RECORDS SHOWN
------------------------------------------------------------

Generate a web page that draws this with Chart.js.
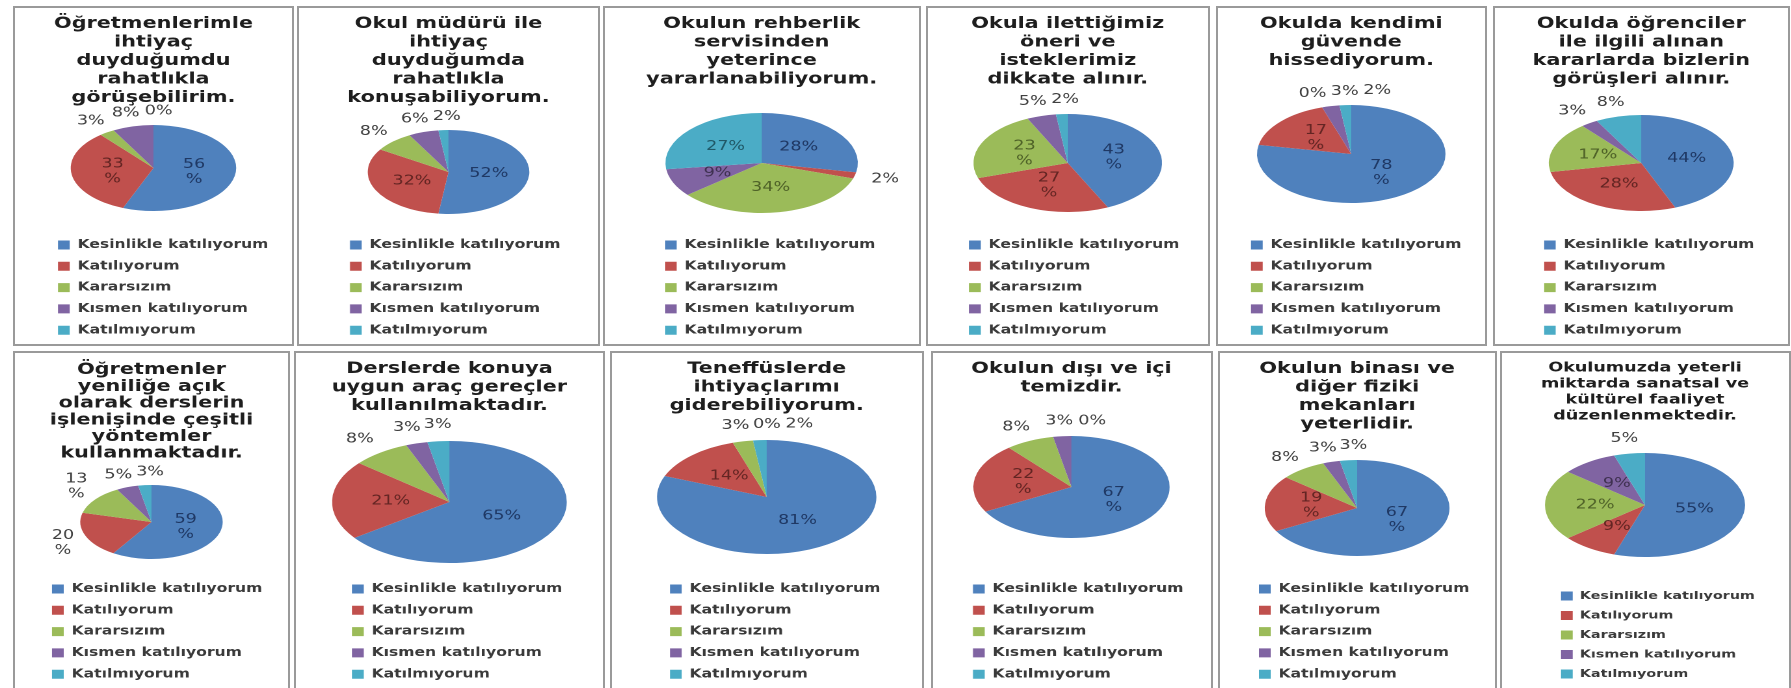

------------------------------------------------------------

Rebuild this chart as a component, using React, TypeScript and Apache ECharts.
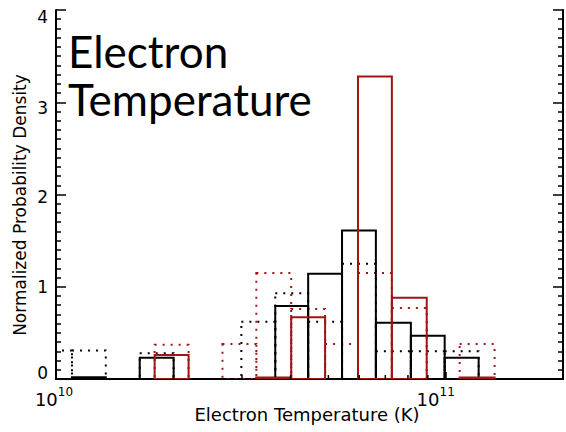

------------------------------------------------------------

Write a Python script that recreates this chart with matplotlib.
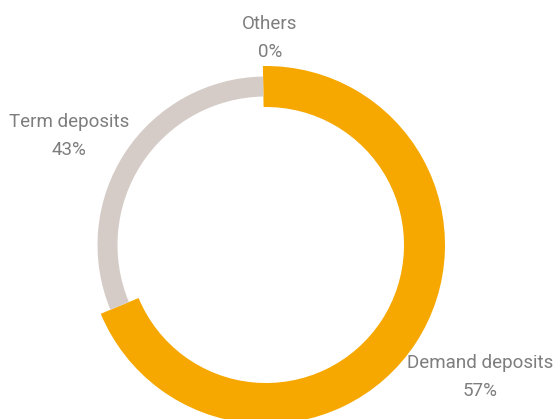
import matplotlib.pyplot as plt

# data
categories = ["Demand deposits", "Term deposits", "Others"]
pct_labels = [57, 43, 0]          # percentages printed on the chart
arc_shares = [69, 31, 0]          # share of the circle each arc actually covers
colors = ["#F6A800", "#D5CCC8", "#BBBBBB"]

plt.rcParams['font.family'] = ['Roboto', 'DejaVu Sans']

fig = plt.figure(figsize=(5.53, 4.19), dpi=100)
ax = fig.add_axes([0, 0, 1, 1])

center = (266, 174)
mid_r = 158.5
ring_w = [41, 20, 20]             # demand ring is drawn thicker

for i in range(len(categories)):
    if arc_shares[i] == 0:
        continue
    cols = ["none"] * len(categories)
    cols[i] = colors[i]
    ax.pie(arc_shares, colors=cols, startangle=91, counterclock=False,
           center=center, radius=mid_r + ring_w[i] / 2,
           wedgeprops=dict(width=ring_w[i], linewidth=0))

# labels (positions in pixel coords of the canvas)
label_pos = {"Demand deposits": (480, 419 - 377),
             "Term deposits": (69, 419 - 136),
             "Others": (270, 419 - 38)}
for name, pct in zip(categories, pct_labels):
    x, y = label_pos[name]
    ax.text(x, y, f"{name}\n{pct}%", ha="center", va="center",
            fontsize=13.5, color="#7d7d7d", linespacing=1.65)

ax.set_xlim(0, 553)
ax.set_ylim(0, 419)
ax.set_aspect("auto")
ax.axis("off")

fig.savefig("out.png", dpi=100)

------------------------------------------------------------

TASK INSTRUCTIONS
Starting at the line that contains "Write a Python" and stopping after the line that contains "wedgeprops=dict(width=ring_w[i], linewidth=0))", copy every line exactly. Leave any pictures behind.

RESPONSE BELOW
Write a Python script that recreates this chart with matplotlib.
import matplotlib.pyplot as plt

# data
categories = ["Demand deposits", "Term deposits", "Others"]
pct_labels = [57, 43, 0]          # percentages printed on the chart
arc_shares = [69, 31, 0]          # share of the circle each arc actually covers
colors = ["#F6A800", "#D5CCC8", "#BBBBBB"]

plt.rcParams['font.family'] = ['Roboto', 'DejaVu Sans']

fig = plt.figure(figsize=(5.53, 4.19), dpi=100)
ax = fig.add_axes([0, 0, 1, 1])

center = (266, 174)
mid_r = 158.5
ring_w = [41, 20, 20]             # demand ring is drawn thicker

for i in range(len(categories)):
    if arc_shares[i] == 0:
        continue
    cols = ["none"] * len(categories)
    cols[i] = colors[i]
    ax.pie(arc_shares, colors=cols, startangle=91, counterclock=False,
           center=center, radius=mid_r + ring_w[i] / 2,
           wedgeprops=dict(width=ring_w[i], linewidth=0))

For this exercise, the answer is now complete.